(Part of a data file)
____

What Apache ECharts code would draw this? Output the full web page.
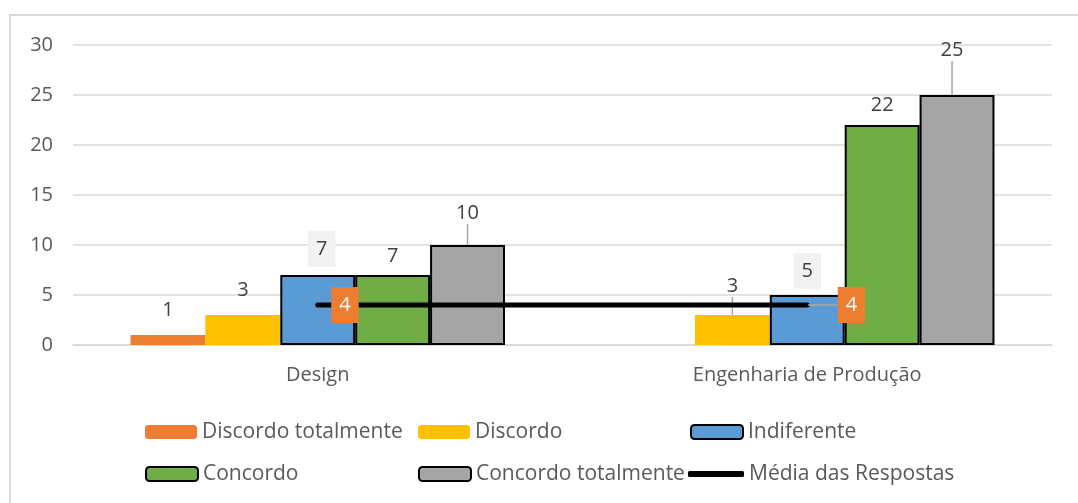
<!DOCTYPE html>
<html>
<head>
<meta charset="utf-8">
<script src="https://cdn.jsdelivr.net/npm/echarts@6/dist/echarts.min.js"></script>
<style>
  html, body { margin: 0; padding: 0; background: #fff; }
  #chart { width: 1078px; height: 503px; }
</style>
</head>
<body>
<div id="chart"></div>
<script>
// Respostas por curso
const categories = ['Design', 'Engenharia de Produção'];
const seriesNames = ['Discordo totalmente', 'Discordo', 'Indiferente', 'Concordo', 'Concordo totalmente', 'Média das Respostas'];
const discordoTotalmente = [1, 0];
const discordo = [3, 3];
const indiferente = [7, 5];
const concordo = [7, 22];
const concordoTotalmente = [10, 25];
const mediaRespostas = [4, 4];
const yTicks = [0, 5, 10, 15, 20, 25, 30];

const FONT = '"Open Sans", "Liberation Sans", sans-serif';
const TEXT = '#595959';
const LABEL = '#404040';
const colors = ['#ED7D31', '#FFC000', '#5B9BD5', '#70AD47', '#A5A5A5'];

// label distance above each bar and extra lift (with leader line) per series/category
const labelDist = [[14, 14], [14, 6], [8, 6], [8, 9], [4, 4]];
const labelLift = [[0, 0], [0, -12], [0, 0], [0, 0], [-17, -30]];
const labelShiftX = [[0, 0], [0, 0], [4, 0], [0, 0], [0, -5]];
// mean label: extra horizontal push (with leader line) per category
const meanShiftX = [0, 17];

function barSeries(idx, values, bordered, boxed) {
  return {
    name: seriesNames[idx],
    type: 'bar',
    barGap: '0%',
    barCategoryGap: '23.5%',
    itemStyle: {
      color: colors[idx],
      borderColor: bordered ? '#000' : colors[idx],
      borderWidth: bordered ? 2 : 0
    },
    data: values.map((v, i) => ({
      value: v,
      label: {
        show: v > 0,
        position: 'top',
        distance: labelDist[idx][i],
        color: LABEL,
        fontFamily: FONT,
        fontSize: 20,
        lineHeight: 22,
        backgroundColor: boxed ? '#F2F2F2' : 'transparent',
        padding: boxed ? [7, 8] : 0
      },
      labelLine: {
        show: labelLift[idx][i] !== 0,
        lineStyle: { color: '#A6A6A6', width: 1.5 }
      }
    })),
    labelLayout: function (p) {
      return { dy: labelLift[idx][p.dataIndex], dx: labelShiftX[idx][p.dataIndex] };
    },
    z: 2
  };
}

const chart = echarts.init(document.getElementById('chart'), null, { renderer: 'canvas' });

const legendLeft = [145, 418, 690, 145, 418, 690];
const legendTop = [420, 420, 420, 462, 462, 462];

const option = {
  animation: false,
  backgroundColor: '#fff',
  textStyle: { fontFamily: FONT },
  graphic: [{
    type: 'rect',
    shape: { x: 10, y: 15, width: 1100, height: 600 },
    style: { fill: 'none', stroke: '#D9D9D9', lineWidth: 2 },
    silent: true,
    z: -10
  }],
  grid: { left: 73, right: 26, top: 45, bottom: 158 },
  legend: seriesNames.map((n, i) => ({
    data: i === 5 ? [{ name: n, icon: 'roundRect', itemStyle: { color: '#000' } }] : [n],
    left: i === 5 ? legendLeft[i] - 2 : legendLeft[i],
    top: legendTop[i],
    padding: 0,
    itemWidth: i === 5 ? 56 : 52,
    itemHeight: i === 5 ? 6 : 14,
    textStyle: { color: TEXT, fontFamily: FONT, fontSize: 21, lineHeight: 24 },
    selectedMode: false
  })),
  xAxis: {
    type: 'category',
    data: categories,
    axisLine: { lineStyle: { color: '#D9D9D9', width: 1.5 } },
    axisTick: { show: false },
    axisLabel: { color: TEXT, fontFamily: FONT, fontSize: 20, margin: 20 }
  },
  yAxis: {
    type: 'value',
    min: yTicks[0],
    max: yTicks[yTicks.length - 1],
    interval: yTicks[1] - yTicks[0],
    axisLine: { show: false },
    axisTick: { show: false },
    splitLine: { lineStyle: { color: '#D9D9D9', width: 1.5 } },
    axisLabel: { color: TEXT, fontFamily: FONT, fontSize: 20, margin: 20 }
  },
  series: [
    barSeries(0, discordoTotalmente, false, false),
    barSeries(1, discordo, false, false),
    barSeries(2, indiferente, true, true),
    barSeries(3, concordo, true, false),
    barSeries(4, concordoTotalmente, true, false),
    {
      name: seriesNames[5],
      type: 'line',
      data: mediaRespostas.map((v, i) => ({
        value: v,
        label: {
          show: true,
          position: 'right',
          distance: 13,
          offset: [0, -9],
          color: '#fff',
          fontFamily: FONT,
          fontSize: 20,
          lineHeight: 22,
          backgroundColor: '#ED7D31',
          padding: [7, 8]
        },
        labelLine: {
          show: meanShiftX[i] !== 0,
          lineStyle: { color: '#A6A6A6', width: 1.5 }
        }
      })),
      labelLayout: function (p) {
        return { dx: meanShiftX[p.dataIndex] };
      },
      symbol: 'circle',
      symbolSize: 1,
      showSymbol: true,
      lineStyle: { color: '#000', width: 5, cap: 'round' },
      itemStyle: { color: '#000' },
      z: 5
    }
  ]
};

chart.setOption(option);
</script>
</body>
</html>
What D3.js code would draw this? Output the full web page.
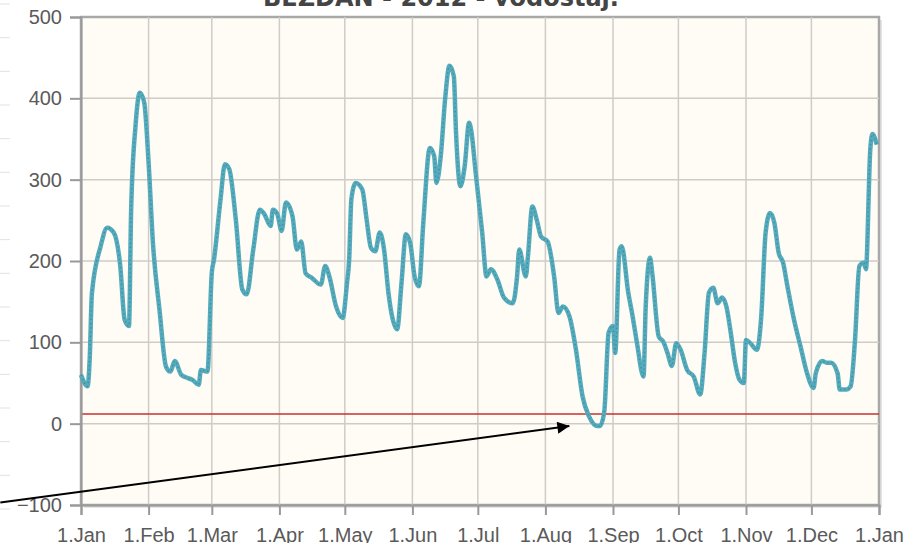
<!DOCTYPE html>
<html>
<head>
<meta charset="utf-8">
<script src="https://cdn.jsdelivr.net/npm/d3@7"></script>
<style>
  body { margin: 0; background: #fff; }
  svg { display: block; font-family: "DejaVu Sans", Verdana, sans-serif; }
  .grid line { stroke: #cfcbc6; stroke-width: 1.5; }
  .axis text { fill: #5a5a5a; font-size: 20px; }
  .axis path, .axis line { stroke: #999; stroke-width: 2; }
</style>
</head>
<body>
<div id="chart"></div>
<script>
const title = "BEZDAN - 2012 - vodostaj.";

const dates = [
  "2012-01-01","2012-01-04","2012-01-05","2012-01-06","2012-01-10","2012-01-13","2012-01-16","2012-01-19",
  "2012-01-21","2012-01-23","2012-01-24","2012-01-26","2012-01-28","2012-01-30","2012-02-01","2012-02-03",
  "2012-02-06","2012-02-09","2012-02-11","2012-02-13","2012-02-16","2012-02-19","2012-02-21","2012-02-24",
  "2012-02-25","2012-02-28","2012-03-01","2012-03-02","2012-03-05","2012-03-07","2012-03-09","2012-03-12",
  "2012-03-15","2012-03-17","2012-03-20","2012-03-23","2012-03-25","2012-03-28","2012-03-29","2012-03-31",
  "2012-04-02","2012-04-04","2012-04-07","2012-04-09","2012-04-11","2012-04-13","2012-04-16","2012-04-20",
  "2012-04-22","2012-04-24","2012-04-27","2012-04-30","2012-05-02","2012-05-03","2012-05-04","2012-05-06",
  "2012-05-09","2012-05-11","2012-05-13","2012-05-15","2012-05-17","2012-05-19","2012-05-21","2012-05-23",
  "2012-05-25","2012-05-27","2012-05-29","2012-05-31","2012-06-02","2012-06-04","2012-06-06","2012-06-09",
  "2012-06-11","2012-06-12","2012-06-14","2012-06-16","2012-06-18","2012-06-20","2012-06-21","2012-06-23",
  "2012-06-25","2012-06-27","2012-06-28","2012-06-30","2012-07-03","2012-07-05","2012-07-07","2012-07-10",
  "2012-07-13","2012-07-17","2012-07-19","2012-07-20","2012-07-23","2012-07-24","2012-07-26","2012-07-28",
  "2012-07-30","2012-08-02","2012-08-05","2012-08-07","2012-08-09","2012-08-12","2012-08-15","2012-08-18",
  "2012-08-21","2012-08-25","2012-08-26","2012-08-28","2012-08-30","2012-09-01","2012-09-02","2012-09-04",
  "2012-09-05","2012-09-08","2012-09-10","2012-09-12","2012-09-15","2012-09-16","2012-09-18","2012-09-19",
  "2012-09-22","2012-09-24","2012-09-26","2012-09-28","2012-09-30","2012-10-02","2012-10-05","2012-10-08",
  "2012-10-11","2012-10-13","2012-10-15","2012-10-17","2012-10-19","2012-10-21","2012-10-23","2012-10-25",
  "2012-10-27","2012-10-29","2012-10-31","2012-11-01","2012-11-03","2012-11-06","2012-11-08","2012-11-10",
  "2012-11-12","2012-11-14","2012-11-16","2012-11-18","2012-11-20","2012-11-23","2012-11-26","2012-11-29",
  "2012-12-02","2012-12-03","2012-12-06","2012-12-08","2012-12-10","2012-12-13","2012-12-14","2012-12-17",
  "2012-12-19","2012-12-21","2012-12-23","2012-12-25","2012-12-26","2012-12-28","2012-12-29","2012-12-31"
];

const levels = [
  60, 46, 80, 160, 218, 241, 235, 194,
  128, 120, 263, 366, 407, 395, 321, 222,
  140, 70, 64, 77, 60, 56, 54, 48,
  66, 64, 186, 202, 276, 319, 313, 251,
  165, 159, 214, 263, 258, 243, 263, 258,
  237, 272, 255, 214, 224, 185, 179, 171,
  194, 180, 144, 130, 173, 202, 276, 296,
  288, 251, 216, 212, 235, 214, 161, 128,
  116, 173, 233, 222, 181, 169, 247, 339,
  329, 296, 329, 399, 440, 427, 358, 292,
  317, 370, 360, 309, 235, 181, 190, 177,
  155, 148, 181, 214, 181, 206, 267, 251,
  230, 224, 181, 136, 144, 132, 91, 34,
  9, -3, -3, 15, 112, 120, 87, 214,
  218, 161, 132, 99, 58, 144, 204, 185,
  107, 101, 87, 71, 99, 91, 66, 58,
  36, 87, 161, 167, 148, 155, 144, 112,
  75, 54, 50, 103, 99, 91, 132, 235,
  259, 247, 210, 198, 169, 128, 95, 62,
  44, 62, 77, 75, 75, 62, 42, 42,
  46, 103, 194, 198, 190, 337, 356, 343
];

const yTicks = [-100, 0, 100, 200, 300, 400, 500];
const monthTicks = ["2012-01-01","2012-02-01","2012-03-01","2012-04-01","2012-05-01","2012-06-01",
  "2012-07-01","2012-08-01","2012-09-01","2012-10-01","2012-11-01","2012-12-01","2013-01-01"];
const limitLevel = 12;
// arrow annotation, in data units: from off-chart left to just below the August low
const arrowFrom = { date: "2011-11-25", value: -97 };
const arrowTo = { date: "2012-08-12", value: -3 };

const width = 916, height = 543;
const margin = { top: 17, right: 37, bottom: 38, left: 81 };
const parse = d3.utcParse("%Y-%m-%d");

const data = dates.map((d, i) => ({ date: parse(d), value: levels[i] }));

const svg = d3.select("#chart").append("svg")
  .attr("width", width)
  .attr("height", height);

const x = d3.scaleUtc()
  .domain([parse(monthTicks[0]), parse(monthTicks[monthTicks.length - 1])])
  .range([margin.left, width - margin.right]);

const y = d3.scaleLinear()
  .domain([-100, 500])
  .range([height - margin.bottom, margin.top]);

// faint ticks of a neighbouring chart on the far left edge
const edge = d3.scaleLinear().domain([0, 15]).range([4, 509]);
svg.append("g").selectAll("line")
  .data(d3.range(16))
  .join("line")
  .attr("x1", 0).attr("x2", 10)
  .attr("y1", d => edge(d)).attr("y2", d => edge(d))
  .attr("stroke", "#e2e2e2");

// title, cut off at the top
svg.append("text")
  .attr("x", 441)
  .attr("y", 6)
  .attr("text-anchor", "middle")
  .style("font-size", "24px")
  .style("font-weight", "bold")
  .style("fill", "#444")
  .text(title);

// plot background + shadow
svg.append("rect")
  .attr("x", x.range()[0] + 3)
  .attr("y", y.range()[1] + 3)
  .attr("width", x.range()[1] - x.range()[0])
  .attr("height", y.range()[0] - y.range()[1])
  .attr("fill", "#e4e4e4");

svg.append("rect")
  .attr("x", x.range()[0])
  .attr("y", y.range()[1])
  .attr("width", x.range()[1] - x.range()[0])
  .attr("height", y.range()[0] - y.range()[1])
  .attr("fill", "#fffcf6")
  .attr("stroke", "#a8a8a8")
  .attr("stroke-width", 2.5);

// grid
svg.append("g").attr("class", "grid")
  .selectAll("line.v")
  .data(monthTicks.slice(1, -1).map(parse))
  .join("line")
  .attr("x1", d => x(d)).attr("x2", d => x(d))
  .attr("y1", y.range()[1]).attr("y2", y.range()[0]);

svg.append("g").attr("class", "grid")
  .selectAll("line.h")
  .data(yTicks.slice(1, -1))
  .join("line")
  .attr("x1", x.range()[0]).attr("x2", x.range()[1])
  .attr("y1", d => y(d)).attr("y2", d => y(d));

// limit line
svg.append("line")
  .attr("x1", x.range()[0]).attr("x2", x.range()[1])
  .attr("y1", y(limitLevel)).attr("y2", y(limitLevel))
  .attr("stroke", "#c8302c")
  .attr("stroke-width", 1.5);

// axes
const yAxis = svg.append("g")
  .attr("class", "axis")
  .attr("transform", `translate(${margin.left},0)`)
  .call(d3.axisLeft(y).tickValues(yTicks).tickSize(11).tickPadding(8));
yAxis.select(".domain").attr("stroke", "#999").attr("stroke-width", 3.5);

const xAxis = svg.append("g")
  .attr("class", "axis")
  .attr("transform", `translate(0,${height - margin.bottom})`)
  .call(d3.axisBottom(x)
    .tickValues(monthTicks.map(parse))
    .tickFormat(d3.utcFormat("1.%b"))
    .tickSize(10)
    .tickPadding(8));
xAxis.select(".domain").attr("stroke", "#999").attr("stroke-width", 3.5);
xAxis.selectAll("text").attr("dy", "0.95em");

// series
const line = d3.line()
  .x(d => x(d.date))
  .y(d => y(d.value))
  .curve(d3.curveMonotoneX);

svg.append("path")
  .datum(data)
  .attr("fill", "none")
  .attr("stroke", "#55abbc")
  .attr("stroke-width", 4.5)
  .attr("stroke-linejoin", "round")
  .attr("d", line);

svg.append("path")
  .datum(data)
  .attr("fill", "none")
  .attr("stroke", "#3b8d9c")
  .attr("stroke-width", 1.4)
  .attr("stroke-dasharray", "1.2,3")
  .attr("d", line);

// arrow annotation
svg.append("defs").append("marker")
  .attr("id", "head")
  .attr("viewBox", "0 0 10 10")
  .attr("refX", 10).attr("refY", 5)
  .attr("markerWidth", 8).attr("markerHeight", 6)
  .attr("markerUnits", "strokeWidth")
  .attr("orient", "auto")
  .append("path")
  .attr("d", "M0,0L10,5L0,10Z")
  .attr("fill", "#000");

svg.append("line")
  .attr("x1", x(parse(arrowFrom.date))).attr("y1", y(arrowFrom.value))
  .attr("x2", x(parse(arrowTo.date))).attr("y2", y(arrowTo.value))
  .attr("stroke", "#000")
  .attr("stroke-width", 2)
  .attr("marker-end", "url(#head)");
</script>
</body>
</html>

____

» WHAT IS ASKED
Go through the records and show every line with the string "draw" in it.

» ANSWER IN FULL
What Apache ECharts code would draw this? Output the full web page.
What D3.js code would draw this? Output the full web page.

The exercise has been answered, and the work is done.